1Jn 5, 19. «El mundo entero yace en poder del Maligno»: Aunque el término griego podría ser neutro y admitiría una traducción más abstracta -«en poder del mal»-, es más coherente con el contexto entenderlo en sentido personal. San Juan destaca el contraste entre los seguidores de Cristo y los del Maligno: mientras que el mundo -en sentido peyorativo- está como esclavo en poder del diablo, los verdaderos cristianos «estamos en Cristo», como libres, participando de su propia vida. «Nosotros hemos nacido de Dios por la gracia y en el bautismo hemos sido regenerados por la fe. En cambio los que aman al mundo están sometidos al enemigo, bien porque todavía no se han liberado de su dominio por las aguas de la regeneración, bien porque, después de regenerados, han vuelto a someterse a su dominio por el pecado» (In I Epist. S. Ioannis, ad loc.).

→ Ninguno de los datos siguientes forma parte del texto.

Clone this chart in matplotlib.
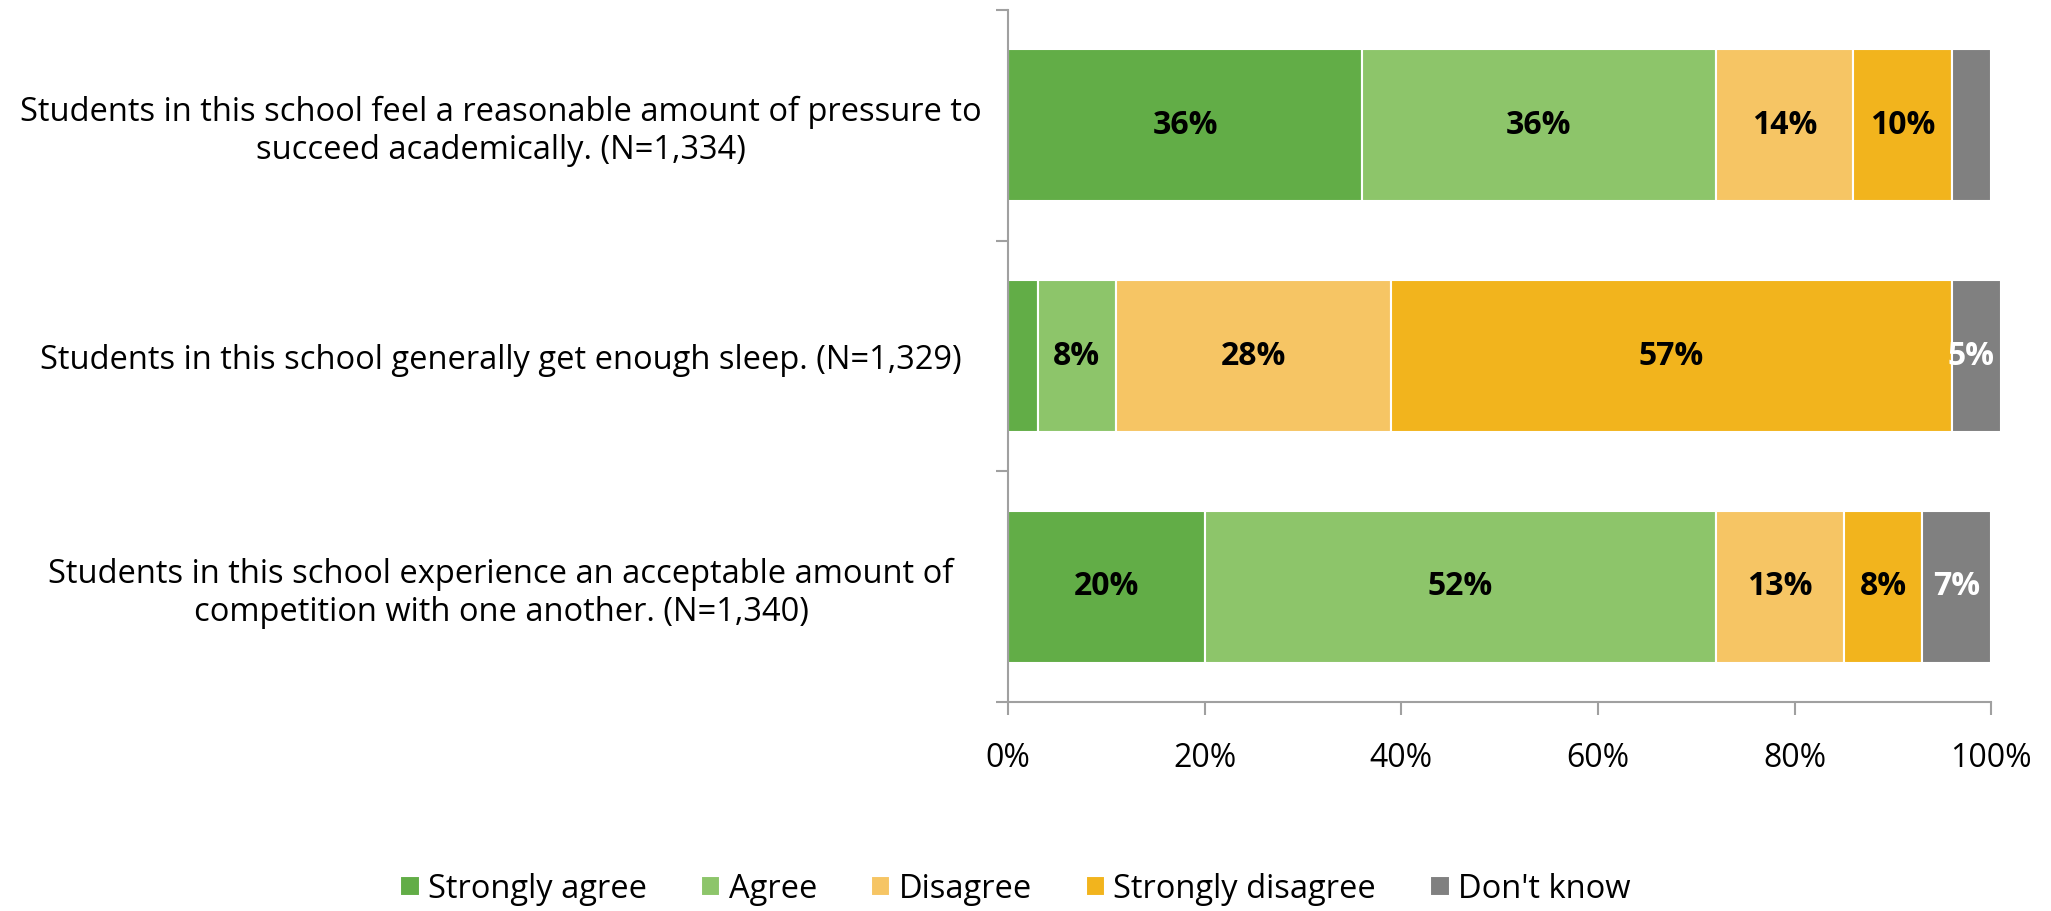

1Jn 5, 20. «El Verdadero», esto es, el único verdadero Dios frente a los falsos dioses; con esta palabra escueta los judíos se referían a Dios sin nombrarlo. Cuando, a continuación, San Juan dice «estamos en el Verdadero, en su Hijo Jesucristo», está confesando la divinidad de Jesús y su condición de único Mediador entre el Padre y los hombres.

1Jn 5, 21. A primera vista, esta exhortación final puede llamar la atención. Sin embargo, era oportuna porque aquellos primeros cristianos vivían en medio de un mundo pagano, y estaban expuestos al peligro de idolatría.
Con todo, quizá San Juan hable más bien en sentido metafórico: el verdadero peligro de los cristianos, entonces y ahora, es seguir a los ídolos del corazón, al pecado. En este consejo final querría decirles: Guardaos del pecado, guardaos de los que con falacias os inducen a él.